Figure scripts
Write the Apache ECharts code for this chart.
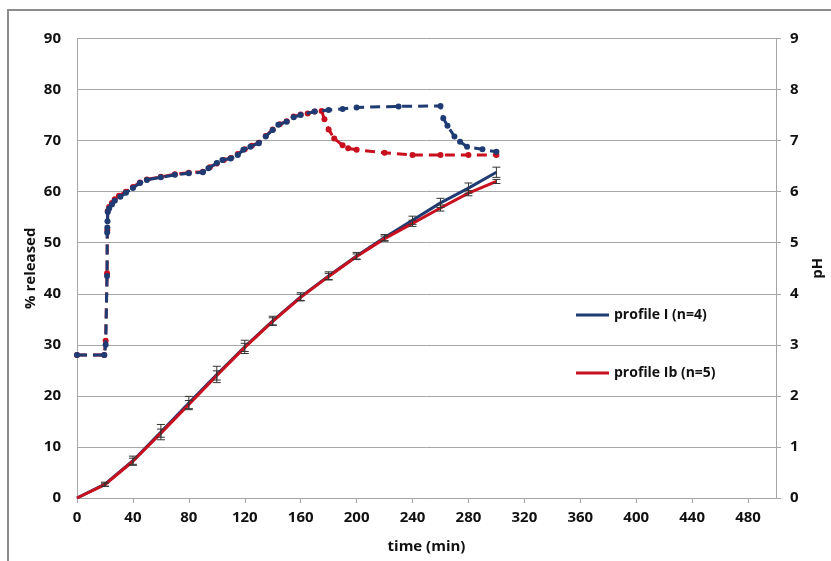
<!DOCTYPE html>
<html>
<head>
<meta charset="utf-8">
<script src="https://cdn.jsdelivr.net/npm/echarts@6/dist/echarts.min.js"></script>
<style>
  html, body { margin: 0; padding: 0; background: #fff; }
  #chart { width: 831px; height: 561px; }
</style>
</head>
<body>
<div id="chart"></div>
<script>
// release profiles (left axis)
var releaseTimes = [0, 20, 40, 60, 80, 100, 120, 140, 160, 180, 200, 220, 240, 260, 280, 300];
var releaseI  = [0, 2.7, 7.3, 12.9, 18.6, 24.2, 29.6, 34.7, 39.4, 43.5, 47.4, 51.0, 54.4, 57.8, 60.7, 63.8];
var errI      = [0, 0.4, 0.9, 1.5, 1.3, 1.6, 1.3, 0.9, 0.8, 0.8, 0.7, 0.6, 0.8, 0.9, 1.0, 1.0];
var releaseIb = [0, 2.6, 7.2, 12.7, 18.3, 24.0, 29.5, 34.6, 39.3, 43.4, 47.3, 50.8, 53.8, 56.8, 59.7, 62.0];
var errIb     = [0, 0.3, 0.6, 0.8, 0.8, 0.9, 0.8, 0.7, 0.6, 0.6, 0.5, 0.5, 0.6, 0.6, 0.5, 0.4];

// pH profiles (right axis)
var phTimeI = [0, 19.5, 20.5, 21.5, 21.6, 21.7, 21.8, 22, 23, 25, 27, 31, 35, 40, 45, 50, 60, 70, 80, 90,
               94, 100, 104, 110, 115, 119, 124, 130, 135, 140, 144, 150, 155, 160, 170, 180, 190, 200,
               230, 260, 262, 265, 270, 274, 279, 290, 300];
var phI     = [2.8, 2.8, 3.0, 4.35, 5.2, 5.3, 5.42, 5.6, 5.67, 5.75, 5.82, 5.9, 5.98, 6.07, 6.17, 6.23, 6.28, 6.33, 6.36, 6.38,
               6.46, 6.56, 6.62, 6.65, 6.72, 6.82, 6.88, 6.95, 7.08, 7.21, 7.31, 7.37, 7.46, 7.5, 7.57, 7.6, 7.62, 7.65,
               7.67, 7.68, 7.44, 7.29, 7.08, 6.98, 6.88, 6.83, 6.78];
var phTimeIb = [0, 19.5, 20.5, 21.5, 21.7, 22, 23, 25, 27, 30, 35, 40, 45, 50, 60, 70, 80, 90,
                95, 100, 105, 110, 115, 120, 125, 130, 135, 140, 145, 150, 155, 160, 165, 170, 175,
                177, 180, 184, 190, 194, 200, 220, 240, 260, 280, 300];
var phIb     = [2.8, 2.8, 3.08, 4.4, 5.25, 5.62, 5.7, 5.78, 5.85, 5.92, 6.0, 6.09, 6.18, 6.24, 6.29, 6.34, 6.37, 6.39,
                6.48, 6.55, 6.62, 6.66, 6.74, 6.83, 6.9, 6.96, 7.09, 7.22, 7.32, 7.38, 7.47, 7.51, 7.53, 7.57, 7.58,
                7.42, 7.22, 7.04, 6.91, 6.85, 6.82, 6.76, 6.72, 6.72, 6.72, 6.72];

var BLUE = '#1f3b73';
var RED = '#c8101e';
var GRAY = '#a6a6a6';
var FONT = 'Open Sans';

function pairs(xs, ys) {
  return xs.map(function (x, i) { return [x, ys[i]]; });
}
function errData(xs, ys, es) {
  return xs.map(function (x, i) { return [x, ys[i] - es[i], ys[i] + es[i]]; });
}

function renderErr(params, api) {
  var x = api.value(0);
  var lo = api.coord([x, api.value(1)]);
  var hi = api.coord([x, api.value(2)]);
  if (Math.abs(lo[1] - hi[1]) < 0.5) return null;
  var w = 4;
  var st = { stroke: '#333', lineWidth: 1 };
  return {
    type: 'group',
    children: [
      { type: 'line', shape: { x1: lo[0], y1: lo[1], x2: hi[0], y2: hi[1] }, style: st },
      { type: 'line', shape: { x1: lo[0] - w, y1: lo[1], x2: lo[0] + w, y2: lo[1] }, style: st },
      { type: 'line', shape: { x1: hi[0] - w, y1: hi[1], x2: hi[0] + w, y2: hi[1] }, style: st }
    ]
  };
}

var chart = echarts.init(document.getElementById('chart'));
chart.setOption({
  backgroundColor: '#fff',
  animation: false,
  textStyle: { fontFamily: FONT },
  graphic: [{
    type: 'rect',
    shape: { x: 8, y: 10, width: 900, height: 700 },
    style: { fill: 'none', stroke: '#8c8c8c', lineWidth: 2 },
    silent: true
  }],
  grid: { left: 77, right: 55, top: 38.5, bottom: 63, containLabel: false, outerBoundsMode: 'none' },
  legend: {
    data: ['profile I (n=4)', 'profile Ib (n=5)'],
    orient: 'vertical',
    left: 571,
    top: 303,
    itemGap: 44,
    itemWidth: 33,
    itemHeight: 3,
    icon: 'rect',
    textStyle: { fontFamily: FONT, fontWeight: 'bold', fontSize: 14, color: '#111' }
  },
  xAxis: {
    type: 'value',
    min: 0,
    max: 500,
    interval: 40,
    name: 'time (min)',
    nameLocation: 'middle',
    nameGap: 41,
    nameTextStyle: { fontFamily: FONT, fontWeight: 'bold', fontSize: 15, color: '#111' },
    axisLine: { show: true, lineStyle: { color: GRAY, width: 1 } },
    axisTick: { show: true, length: 5, lineStyle: { color: GRAY } },
    axisLabel: { showMaxLabel: false, margin: 12, fontFamily: FONT, fontWeight: 'bold', fontSize: 15, color: '#111' },
    splitLine: { show: false }
  },
  yAxis: [{
    type: 'value',
    min: 0,
    max: 90,
    interval: 10,
    name: '% released',
    nameLocation: 'middle',
    nameRotate: 90,
    nameGap: 39,
    nameMoveOverlap: false,
    nameTextStyle: { fontFamily: FONT, fontWeight: 'bold', fontSize: 15, color: '#111' },
    axisLine: { show: true, lineStyle: { color: GRAY, width: 1 } },
    axisTick: { show: false },
    axisLabel: { margin: 16, fontFamily: FONT, fontWeight: 'bold', fontSize: 15, color: '#111' },
    splitLine: { show: true, lineStyle: { color: GRAY, width: 1 } }
  }, {
    type: 'value',
    position: 'right',
    min: 0,
    max: 9,
    interval: 1,
    name: 'pH',
    nameLocation: 'middle',
    nameRotate: 90,
    nameGap: 34,
    nameTextStyle: { fontFamily: FONT, fontWeight: 'bold', fontSize: 15, color: '#111' },
    axisLine: { show: true, lineStyle: { color: GRAY, width: 1 } },
    axisTick: { show: true, length: 5, lineStyle: { color: GRAY } },
    axisLabel: { margin: 14, fontFamily: FONT, fontWeight: 'bold', fontSize: 15, color: '#111' },
    splitLine: { show: false }
  }],
  series: [
    {
      name: 'pH Ib',
      type: 'line',
      yAxisIndex: 1,
      data: pairs(phTimeIb, phIb),
      symbol: 'circle',
      symbolSize: 6,
      color: RED,
      lineStyle: { color: RED, width: 3, type: [10, 6] },
      itemStyle: { color: RED },
      z: 2
    },
    {
      name: 'pH I',
      type: 'line',
      yAxisIndex: 1,
      data: pairs(phTimeI, phI),
      symbol: 'circle',
      symbolSize: 6,
      color: BLUE,
      lineStyle: { color: BLUE, width: 3, type: [10, 6] },
      itemStyle: { color: BLUE },
      z: 3
    },
    {
      name: 'profile I (n=4)',
      type: 'line',
      data: pairs(releaseTimes, releaseI),
      showSymbol: false,
      symbol: 'none',
      color: BLUE,
      lineStyle: { color: BLUE, width: 3 },
      z: 4
    },
    {
      name: 'profile Ib (n=5)',
      type: 'line',
      data: pairs(releaseTimes, releaseIb),
      showSymbol: false,
      symbol: 'none',
      color: RED,
      lineStyle: { color: RED, width: 3 },
      z: 5
    },
    {
      name: 'err I',
      type: 'custom',
      renderItem: renderErr,
      data: errData(releaseTimes, releaseI, errI),
      encode: { x: 0, y: [1, 2] },
      z: 6
    },
    {
      name: 'err Ib',
      type: 'custom',
      renderItem: renderErr,
      data: errData(releaseTimes, releaseIb, errIb),
      encode: { x: 0, y: [1, 2] },
      z: 6
    }
  ]
});
</script>
</body>
</html>
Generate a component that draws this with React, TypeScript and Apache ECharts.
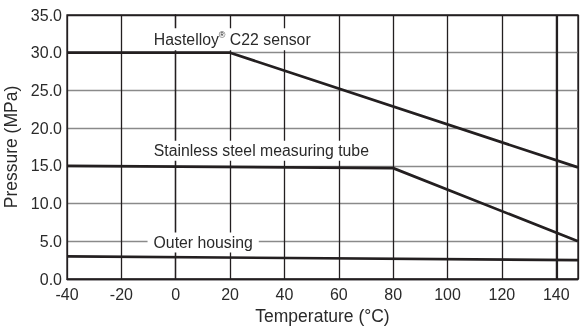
import React, { useEffect, useRef } from "react";
import * as echarts from "echarts";

const hastelloy: [number, number][] = [[-40, 30], [20, 30], [148, 14.8]];
const stainless: [number, number][] = [[-40, 15], [80, 14.7], [148, 5.0]];
const outerHousing: [number, number][] = [[-40, 3.0], [148, 2.5]];

const labelHastelloy: [number, number] = [20.8, 31.8];
const labelStainless: [number, number] = [31.5, 17.0];
const labelOuter: [number, number] = [10.1, 4.85];

const FONT = "Liberation Sans, Arial, Helvetica, sans-serif";
const INK = "#231f20";
const TEXT = "#2a2a2a";

export default function App() {
  const ref = useRef<HTMLDivElement>(null);
  useEffect(() => {
    if (!ref.current) return;
    const chart = echarts.init(ref.current, undefined, { renderer: "svg" });
    const mkLabel = (coord: [number, number], text: string) => ({
      coord,
      symbol: "rect",
      symbolSize: 0,
      label: {
        show: true,
        position: "inside",
        formatter: text,
        color: TEXT,
        fontFamily: FONT,
        fontSize: 15.8,
        backgroundColor: "#fff",
        padding: [2, 6, 2, 6],
        rich: {
          sup: { fontSize: 9, fontFamily: FONT, color: TEXT, padding: [0, 0, 9, 0] },
        },
      },
    });
    const lineStyle = { color: INK, width: 2.7 };
    chart.setOption({
      animation: false,
      textStyle: { fontFamily: FONT },
      grid: {
        left: 67,
        right: 3,
        top: 15,
        bottom: 52,
        show: true,
        borderColor: INK,
        borderWidth: 1.3,
        outerBoundsMode: "none",
        containLabel: false,
      },
      xAxis: {
        type: "value",
        min: -40,
        max: 148,
        interval: 20,
        name: "Temperature (°C)",
        nameLocation: "middle",
        nameGap: 27,
        nameTextStyle: { fontSize: 17.5, color: TEXT, fontFamily: FONT },
        axisLine: { show: true, lineStyle: { color: INK, width: 1.3 } },
        axisTick: { show: false },
        axisLabel: { color: TEXT, fontSize: 16, fontFamily: FONT, margin: 7, showMaxLabel: false },
        splitLine: { show: true, lineStyle: { color: INK, width: 1.3 } },
      },
      yAxis: {
        type: "value",
        min: 0,
        max: 35,
        interval: 5,
        name: "Pressure (MPa)",
        nameLocation: "middle",
        nameGap: 42,
        nameTextStyle: { fontSize: 17.5, color: TEXT, fontFamily: FONT },
        axisLine: { show: true, lineStyle: { color: INK, width: 1.3 } },
        axisTick: { show: false },
        axisLabel: { color: TEXT, fontSize: 16, fontFamily: FONT, margin: 5, formatter: (v: number) => v.toFixed(1) },
        splitLine: {
          show: true,
          lineStyle: { color: [INK, "#8a8a8a", "#8a8a8a", "#8a8a8a", "#8a8a8a", "#8a8a8a", "#8a8a8a", INK], width: 1.3 },
        },
      },
      series: [
        {
          type: "line",
          data: outerHousing,
          symbol: "none",
          lineStyle,
          z: 3,
          markPoint: { data: [mkLabel(labelOuter, "Outer housing")], z: 5 },
          markLine: {
            silent: true,
            symbol: "none",
            label: { show: false },
            lineStyle: { color: INK, width: 2.2, type: "solid" },
            data: [{ xAxis: 140 }],
            z: 2,
          },
        },
        {
          type: "line",
          data: stainless,
          symbol: "none",
          lineStyle,
          z: 3,
          markPoint: { data: [mkLabel(labelStainless, "Stainless steel measuring tube")], z: 5 },
        },
        {
          type: "line",
          data: hastelloy,
          symbol: "none",
          lineStyle,
          z: 3,
          markPoint: { data: [mkLabel(labelHastelloy, "Hastelloy{sup|®} C22 sensor")], z: 5 },
        },
      ],
    });
    return () => chart.dispose();
  }, []);
  return <div ref={ref} style={{ position: "fixed", left: 0, top: 0, width: 581, height: 331 }} />;
}
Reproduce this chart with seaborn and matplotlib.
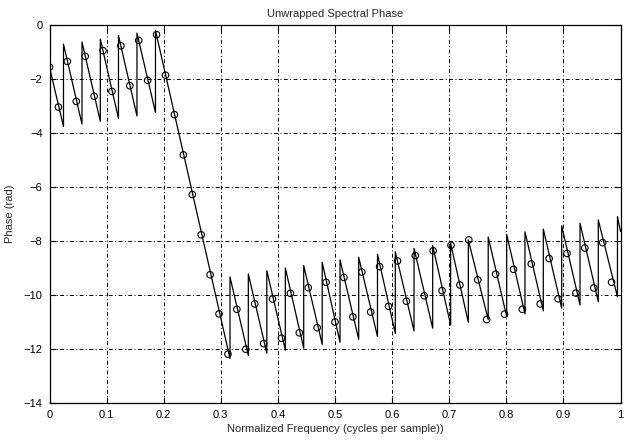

### Instruction
Return exactly what appears from the opening line of the material through the line with "0.6, 0.5, 0.4];", apart from the pictures.

### Problem solution
Write the Apache ECharts code for this chart.
<!DOCTYPE html>
<html>
<head>
<meta charset="utf-8">
<script src="https://cdn.jsdelivr.net/npm/echarts@6/dist/echarts.min.js"></script>
<style>
  html, body { margin: 0; padding: 0; background: #fff; }
  #chart { width: 831px; height: 561px; }
</style>
</head>
<body>
<div id="chart"></div>
<script>
// release profiles (left axis)
var releaseTimes = [0, 20, 40, 60, 80, 100, 120, 140, 160, 180, 200, 220, 240, 260, 280, 300];
var releaseI  = [0, 2.7, 7.3, 12.9, 18.6, 24.2, 29.6, 34.7, 39.4, 43.5, 47.4, 51.0, 54.4, 57.8, 60.7, 63.8];
var errI      = [0, 0.4, 0.9, 1.5, 1.3, 1.6, 1.3, 0.9, 0.8, 0.8, 0.7, 0.6, 0.8, 0.9, 1.0, 1.0];
var releaseIb = [0, 2.6, 7.2, 12.7, 18.3, 24.0, 29.5, 34.6, 39.3, 43.4, 47.3, 50.8, 53.8, 56.8, 59.7, 62.0];
var errIb     = [0, 0.3, 0.6, 0.8, 0.8, 0.9, 0.8, 0.7, 0.6, 0.6, 0.5, 0.5, 0.6, 0.6, 0.5, 0.4];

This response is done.